═════ RECORDS FOR PROCESSING ═════

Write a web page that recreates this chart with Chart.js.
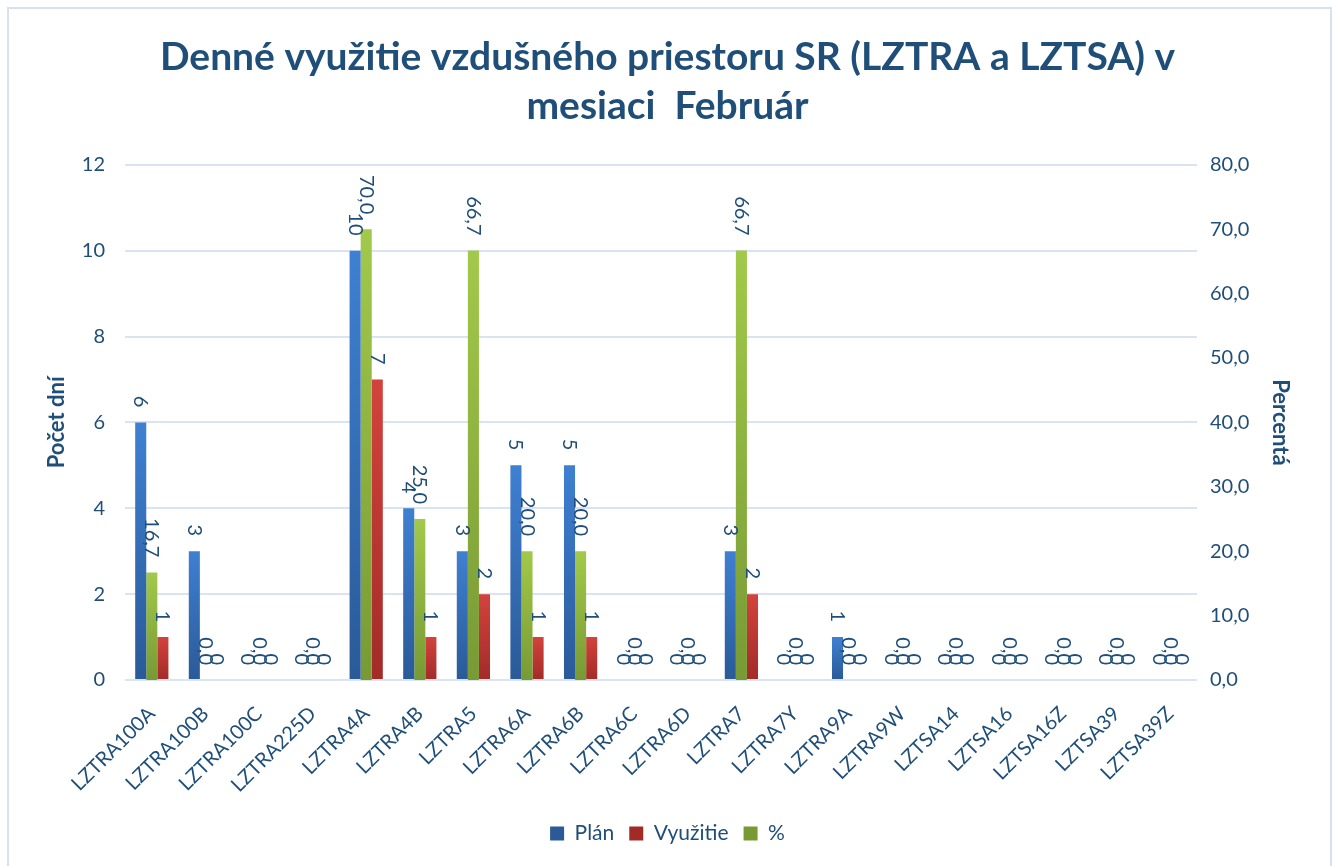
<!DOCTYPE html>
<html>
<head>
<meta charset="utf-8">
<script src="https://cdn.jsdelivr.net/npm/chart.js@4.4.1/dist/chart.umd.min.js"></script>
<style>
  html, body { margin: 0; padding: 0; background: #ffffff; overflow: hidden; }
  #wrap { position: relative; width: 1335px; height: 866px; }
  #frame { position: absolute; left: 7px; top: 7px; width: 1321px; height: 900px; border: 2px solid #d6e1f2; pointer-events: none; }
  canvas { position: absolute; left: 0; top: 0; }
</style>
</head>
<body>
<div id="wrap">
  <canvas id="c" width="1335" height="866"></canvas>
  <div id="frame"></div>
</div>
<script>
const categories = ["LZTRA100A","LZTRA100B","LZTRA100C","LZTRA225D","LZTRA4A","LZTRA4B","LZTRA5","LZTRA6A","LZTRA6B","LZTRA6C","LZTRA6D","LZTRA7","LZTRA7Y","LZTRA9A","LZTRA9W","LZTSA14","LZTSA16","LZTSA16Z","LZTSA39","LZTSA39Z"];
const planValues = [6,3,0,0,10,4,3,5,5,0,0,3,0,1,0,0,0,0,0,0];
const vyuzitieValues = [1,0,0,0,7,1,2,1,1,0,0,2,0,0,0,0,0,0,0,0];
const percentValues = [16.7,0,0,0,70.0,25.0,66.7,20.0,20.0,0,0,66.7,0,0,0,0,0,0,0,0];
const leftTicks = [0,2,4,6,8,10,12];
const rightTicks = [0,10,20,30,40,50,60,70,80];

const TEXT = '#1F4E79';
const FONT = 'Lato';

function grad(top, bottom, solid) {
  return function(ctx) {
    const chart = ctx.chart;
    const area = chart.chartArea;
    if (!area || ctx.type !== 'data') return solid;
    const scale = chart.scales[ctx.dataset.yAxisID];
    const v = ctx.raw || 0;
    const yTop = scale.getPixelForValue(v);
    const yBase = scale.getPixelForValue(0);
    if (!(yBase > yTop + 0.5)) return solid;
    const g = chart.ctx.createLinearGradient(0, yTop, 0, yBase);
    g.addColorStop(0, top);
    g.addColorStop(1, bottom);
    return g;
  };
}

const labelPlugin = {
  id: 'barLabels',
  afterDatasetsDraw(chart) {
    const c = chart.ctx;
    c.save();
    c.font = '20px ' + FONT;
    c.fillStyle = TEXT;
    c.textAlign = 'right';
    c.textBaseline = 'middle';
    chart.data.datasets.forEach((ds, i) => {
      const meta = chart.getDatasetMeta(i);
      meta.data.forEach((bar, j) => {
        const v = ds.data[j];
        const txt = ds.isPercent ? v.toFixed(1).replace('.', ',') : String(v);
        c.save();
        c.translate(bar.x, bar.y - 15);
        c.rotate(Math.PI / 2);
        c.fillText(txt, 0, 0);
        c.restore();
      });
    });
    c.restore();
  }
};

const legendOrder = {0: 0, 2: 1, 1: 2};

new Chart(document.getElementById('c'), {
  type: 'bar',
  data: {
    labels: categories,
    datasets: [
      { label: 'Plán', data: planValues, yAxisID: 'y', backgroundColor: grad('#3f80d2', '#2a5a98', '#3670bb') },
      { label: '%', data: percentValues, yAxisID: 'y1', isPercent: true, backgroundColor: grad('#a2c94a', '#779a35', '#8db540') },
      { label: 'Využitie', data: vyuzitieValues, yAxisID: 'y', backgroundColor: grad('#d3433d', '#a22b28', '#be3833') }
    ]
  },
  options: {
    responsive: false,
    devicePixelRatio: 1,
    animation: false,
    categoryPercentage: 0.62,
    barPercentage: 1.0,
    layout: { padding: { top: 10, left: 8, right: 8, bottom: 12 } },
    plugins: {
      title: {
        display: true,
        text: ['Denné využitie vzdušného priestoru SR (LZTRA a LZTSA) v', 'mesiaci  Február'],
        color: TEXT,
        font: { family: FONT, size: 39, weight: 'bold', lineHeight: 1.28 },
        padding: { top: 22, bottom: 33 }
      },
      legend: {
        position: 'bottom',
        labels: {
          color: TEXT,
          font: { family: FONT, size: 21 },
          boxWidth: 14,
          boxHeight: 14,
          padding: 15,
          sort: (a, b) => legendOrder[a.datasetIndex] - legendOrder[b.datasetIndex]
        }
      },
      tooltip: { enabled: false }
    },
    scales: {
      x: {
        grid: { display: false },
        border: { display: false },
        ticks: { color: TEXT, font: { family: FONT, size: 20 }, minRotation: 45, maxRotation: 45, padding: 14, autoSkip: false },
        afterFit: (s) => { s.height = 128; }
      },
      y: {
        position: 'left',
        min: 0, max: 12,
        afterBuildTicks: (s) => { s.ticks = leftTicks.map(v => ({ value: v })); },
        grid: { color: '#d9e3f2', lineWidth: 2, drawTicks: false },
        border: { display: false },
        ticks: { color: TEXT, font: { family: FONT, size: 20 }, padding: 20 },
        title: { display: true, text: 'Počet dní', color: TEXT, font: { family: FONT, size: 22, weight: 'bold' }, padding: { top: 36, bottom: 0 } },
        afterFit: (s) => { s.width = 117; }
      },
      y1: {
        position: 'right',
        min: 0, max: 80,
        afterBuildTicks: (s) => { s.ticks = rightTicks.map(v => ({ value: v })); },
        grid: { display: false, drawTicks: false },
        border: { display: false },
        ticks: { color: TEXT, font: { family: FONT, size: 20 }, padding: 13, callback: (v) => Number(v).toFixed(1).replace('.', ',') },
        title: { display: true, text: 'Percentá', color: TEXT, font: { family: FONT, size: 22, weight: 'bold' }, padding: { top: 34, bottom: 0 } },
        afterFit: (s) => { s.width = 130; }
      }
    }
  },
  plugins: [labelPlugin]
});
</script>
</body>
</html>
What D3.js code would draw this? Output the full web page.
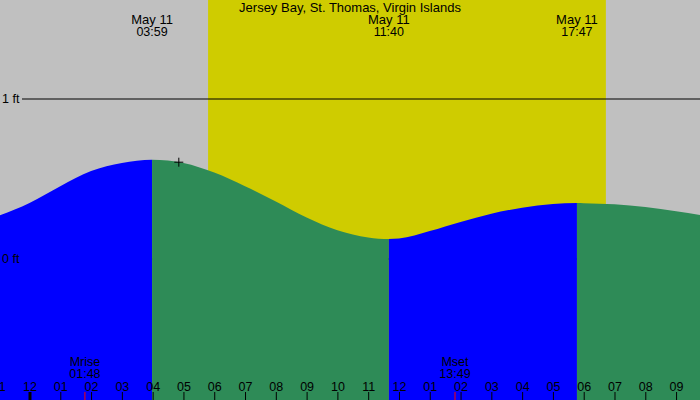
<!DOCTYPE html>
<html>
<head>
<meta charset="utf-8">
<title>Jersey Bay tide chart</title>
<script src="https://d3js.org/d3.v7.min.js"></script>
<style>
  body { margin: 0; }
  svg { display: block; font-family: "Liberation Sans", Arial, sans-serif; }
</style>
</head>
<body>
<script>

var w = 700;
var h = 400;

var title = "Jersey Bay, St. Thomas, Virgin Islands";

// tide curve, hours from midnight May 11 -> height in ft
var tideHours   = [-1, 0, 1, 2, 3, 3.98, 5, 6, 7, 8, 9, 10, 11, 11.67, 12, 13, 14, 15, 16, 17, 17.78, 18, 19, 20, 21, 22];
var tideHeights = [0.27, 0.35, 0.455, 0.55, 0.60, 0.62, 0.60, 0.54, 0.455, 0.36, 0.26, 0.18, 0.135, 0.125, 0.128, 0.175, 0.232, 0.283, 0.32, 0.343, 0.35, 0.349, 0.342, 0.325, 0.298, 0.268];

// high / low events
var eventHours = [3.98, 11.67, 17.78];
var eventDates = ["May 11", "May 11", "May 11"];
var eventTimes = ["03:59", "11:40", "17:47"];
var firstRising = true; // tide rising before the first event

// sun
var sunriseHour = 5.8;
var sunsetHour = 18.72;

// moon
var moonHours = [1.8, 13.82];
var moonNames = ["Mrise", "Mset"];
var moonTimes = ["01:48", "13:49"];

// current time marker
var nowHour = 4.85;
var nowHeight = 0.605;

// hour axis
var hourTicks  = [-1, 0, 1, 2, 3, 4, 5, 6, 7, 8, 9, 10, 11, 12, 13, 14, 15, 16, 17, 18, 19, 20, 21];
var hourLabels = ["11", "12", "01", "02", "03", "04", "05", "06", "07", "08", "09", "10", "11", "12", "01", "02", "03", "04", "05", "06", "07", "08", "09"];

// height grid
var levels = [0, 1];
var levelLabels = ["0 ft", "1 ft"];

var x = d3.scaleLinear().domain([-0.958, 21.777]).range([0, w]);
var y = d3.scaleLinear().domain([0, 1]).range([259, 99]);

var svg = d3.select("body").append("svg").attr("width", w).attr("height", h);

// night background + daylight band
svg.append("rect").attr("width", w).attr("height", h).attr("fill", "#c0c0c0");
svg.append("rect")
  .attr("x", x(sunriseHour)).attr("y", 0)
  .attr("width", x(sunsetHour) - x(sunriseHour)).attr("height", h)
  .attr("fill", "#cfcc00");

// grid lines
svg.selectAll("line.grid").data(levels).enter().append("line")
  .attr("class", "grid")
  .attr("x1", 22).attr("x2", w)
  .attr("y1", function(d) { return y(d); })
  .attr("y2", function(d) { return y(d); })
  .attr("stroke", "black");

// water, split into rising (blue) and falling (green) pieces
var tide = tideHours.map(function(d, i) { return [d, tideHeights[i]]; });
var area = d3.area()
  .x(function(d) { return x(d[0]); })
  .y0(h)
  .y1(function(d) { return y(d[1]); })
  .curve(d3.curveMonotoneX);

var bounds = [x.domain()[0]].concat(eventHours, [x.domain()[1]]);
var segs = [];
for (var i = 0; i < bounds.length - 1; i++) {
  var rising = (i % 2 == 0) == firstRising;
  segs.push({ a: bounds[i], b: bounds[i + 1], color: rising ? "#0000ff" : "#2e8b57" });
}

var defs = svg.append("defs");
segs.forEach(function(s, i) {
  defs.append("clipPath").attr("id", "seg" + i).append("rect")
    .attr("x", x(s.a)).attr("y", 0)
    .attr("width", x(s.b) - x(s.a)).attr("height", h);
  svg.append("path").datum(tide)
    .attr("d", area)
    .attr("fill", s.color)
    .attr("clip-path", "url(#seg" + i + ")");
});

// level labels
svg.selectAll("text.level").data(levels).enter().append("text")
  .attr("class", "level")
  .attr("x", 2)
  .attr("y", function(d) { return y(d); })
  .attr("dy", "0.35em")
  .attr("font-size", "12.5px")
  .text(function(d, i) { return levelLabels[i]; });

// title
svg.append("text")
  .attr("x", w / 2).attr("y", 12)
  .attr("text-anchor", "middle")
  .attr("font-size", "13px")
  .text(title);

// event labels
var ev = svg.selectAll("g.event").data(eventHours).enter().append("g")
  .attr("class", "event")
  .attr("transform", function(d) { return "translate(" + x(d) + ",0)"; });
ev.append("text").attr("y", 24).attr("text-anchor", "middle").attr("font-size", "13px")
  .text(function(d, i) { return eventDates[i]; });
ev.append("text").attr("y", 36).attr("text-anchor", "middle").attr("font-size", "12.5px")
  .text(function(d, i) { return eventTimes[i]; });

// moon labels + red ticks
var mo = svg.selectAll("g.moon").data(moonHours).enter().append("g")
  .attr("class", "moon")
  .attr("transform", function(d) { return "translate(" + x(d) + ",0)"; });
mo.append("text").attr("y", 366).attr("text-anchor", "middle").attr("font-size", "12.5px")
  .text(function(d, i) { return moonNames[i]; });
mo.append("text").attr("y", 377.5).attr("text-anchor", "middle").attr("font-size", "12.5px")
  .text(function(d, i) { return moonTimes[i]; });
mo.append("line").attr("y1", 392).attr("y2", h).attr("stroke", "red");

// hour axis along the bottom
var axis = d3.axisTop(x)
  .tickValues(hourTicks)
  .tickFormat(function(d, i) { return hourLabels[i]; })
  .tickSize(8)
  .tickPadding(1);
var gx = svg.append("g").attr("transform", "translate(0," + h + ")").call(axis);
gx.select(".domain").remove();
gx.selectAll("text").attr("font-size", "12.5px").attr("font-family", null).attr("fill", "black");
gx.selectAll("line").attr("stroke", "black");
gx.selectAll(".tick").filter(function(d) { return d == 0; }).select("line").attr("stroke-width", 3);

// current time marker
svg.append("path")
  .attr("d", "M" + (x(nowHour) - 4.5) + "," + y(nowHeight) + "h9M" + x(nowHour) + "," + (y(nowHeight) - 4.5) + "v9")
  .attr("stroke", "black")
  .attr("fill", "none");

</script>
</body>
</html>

═════

[WORK TO BE COMPLETED]: Only the lines from the one containing "What D3.js code" down to the one containing "var nowHeight = 0.605;" should be copied, exactly and with both ends kept. Drop the pictures.

[CORRECT RESULT]:
What D3.js code would draw this? Output the full web page.
<!DOCTYPE html>
<html>
<head>
<meta charset="utf-8">
<title>Jersey Bay tide chart</title>
<script src="https://d3js.org/d3.v7.min.js"></script>
<style>
  body { margin: 0; }
  svg { display: block; font-family: "Liberation Sans", Arial, sans-serif; }
</style>
</head>
<body>
<script>

var w = 700;
var h = 400;

var title = "Jersey Bay, St. Thomas, Virgin Islands";

// tide curve, hours from midnight May 11 -> height in ft
var tideHours   = [-1, 0, 1, 2, 3, 3.98, 5, 6, 7, 8, 9, 10, 11, 11.67, 12, 13, 14, 15, 16, 17, 17.78, 18, 19, 20, 21, 22];
var tideHeights = [0.27, 0.35, 0.455, 0.55, 0.60, 0.62, 0.60, 0.54, 0.455, 0.36, 0.26, 0.18, 0.135, 0.125, 0.128, 0.175, 0.232, 0.283, 0.32, 0.343, 0.35, 0.349, 0.342, 0.325, 0.298, 0.268];

// high / low events
var eventHours = [3.98, 11.67, 17.78];
var eventDates = ["May 11", "May 11", "May 11"];
var eventTimes = ["03:59", "11:40", "17:47"];
var firstRising = true; // tide rising before the first event

// sun
var sunriseHour = 5.8;
var sunsetHour = 18.72;

// moon
var moonHours = [1.8, 13.82];
var moonNames = ["Mrise", "Mset"];
var moonTimes = ["01:48", "13:49"];

// current time marker
var nowHour = 4.85;
var nowHeight = 0.605;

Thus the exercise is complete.